The Pens went on to win the Stanley Cup less than two months later.
That’s the type of player Talbot has been, one who will do anything to help his team win, and that endeared him all the more to Penguins’ fans.
Talbot has brought some of the grit and veteran presence that was lost in making the forwards corp a much younger group. He adds some of what had been missing since winger Ian Laperriere was lost with a skull fracture and severe concussion.
He has also thrown in some unexpected offense, having already surpassed his entire 2010-11 goal total – nine this year in 35 games, eight in 82 contests last year.
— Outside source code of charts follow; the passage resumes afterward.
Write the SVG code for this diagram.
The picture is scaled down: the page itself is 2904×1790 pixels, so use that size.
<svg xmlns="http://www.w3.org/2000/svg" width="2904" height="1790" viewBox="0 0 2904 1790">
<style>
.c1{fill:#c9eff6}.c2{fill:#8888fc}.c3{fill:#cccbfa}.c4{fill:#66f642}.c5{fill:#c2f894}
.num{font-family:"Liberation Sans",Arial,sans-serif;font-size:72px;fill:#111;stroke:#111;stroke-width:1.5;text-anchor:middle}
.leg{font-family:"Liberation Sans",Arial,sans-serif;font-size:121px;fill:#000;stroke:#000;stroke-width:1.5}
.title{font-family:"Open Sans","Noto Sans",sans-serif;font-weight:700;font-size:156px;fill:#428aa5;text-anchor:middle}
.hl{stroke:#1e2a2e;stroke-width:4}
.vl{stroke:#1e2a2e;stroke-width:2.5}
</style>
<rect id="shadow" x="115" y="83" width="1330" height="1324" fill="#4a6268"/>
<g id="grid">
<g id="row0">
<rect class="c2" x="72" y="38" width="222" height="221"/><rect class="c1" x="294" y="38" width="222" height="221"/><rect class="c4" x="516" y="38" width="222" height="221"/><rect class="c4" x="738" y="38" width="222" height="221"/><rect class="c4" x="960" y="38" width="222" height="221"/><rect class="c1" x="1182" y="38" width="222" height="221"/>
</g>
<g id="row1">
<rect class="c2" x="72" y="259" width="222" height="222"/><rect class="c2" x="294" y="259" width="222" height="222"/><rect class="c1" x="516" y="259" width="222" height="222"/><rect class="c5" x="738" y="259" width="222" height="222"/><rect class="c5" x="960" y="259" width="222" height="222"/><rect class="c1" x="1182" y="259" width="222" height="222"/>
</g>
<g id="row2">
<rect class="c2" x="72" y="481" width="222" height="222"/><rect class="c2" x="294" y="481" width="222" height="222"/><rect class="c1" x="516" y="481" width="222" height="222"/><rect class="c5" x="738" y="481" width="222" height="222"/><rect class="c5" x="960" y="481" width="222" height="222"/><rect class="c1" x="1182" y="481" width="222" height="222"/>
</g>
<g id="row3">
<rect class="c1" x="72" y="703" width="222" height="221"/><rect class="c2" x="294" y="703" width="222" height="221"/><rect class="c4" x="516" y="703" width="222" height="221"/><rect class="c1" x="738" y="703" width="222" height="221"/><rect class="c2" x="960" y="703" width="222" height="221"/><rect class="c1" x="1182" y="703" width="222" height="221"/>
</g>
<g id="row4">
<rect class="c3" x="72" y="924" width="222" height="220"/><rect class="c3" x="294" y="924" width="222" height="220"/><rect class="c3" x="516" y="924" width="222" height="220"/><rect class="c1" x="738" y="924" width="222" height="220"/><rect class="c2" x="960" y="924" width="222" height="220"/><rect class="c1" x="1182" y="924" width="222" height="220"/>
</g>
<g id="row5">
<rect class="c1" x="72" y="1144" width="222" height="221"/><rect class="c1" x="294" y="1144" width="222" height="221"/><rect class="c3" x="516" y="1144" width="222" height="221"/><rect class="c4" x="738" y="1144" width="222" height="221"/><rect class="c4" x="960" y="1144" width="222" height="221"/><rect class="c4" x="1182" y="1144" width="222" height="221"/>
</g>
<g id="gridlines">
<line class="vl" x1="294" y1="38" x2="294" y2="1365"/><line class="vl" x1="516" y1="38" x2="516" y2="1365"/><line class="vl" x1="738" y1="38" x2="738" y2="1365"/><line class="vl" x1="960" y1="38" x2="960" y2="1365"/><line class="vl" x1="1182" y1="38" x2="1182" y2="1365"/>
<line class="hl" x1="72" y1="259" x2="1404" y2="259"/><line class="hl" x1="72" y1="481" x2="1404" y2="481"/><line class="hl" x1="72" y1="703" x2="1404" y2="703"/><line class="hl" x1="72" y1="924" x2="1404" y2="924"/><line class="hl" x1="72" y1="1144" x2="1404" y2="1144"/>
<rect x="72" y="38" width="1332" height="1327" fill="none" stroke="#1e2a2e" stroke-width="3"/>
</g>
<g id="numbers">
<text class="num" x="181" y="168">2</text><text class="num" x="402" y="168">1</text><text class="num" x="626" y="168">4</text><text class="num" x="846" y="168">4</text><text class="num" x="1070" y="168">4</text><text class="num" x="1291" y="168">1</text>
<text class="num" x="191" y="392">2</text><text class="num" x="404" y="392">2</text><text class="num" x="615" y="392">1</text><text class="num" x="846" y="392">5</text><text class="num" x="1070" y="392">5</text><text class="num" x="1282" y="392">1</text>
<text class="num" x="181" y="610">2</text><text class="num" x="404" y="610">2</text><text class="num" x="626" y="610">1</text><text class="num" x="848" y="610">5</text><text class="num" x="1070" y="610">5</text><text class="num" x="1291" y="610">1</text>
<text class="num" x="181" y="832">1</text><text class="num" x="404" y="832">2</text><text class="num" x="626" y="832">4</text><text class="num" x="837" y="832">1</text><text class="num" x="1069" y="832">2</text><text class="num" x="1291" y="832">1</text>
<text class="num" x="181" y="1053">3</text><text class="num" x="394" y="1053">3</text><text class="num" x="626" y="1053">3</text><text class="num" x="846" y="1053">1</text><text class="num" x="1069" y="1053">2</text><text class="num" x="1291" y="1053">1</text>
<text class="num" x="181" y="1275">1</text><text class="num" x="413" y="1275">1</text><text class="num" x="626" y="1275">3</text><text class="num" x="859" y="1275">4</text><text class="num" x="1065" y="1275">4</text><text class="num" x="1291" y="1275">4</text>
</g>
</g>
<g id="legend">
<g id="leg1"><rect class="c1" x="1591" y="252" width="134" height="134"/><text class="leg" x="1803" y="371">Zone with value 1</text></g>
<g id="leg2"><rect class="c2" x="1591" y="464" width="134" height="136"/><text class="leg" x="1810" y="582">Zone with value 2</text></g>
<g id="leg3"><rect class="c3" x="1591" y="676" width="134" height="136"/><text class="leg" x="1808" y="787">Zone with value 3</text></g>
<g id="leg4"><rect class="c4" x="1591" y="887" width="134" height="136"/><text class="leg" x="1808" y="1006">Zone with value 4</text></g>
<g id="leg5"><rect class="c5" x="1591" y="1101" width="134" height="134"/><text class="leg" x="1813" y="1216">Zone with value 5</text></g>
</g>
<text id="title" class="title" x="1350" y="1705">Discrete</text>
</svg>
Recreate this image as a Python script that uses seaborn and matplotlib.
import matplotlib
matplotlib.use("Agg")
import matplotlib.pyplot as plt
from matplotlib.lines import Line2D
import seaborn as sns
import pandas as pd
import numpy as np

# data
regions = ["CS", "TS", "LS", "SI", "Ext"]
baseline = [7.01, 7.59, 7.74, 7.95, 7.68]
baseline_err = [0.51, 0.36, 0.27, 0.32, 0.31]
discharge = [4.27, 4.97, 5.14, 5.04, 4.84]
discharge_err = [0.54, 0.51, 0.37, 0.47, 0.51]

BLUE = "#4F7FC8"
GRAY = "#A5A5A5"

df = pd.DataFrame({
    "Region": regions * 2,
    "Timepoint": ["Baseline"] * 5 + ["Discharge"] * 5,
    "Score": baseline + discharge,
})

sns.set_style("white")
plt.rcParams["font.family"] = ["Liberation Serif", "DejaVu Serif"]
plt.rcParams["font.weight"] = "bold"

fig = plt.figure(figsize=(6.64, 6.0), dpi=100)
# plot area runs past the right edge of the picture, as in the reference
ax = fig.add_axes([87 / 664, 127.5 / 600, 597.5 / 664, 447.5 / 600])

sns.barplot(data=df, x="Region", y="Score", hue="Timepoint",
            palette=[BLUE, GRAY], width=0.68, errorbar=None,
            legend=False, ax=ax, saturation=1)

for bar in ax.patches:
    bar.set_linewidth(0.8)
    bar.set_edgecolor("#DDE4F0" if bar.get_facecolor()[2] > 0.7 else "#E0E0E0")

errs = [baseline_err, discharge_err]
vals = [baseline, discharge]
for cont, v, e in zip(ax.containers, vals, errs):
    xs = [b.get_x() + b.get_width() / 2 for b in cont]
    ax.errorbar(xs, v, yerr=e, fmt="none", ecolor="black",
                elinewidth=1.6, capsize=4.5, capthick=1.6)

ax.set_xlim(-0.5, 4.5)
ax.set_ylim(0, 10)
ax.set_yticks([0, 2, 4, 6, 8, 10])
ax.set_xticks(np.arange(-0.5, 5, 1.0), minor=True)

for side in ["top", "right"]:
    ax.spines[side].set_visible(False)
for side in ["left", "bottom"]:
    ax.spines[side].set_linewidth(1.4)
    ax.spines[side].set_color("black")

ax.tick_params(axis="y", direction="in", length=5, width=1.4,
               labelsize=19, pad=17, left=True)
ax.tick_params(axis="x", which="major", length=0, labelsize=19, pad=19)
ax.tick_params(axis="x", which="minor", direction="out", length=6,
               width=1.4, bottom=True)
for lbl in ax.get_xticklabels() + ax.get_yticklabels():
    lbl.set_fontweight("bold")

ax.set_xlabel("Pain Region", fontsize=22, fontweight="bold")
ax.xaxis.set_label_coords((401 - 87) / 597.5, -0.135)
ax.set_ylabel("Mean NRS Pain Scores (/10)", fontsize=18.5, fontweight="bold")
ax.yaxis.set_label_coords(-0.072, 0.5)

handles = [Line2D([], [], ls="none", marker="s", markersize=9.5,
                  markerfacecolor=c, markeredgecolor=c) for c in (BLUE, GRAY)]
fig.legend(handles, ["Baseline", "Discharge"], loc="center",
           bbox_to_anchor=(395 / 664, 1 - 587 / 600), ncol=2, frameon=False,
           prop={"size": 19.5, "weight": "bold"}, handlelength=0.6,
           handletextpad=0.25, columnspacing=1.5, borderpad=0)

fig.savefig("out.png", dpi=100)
On a club that came into the season with many question marks as to where the goals would come from after trading away Jeff Carter and Mike Richards, the importance of this kind of production cannot be stressed enough.
Even though he had left, nothing could prepare supporters of the Pens for what Talbot said shortly after becoming a Flyer.
“It’s nice to be on the right side this time,” Talbot said via Flyers On The Fly on the club’s official site, regarding the ongoing bitter rivalry in the affectionately monikered ”Keystone Klash”. That’s right, apparently he now bleeds Orange-and-Black, also.
And don’t think for a second that the CONSOL Energy crowd will forget that, either.
Some have said the reason Pittsburgh is spelled with an “h” at the end is because it stands for ”home”. For Jagr and Talbot, two players who called Pittsburgh their home for so long, we shall see if that, indeed, holds true tonight.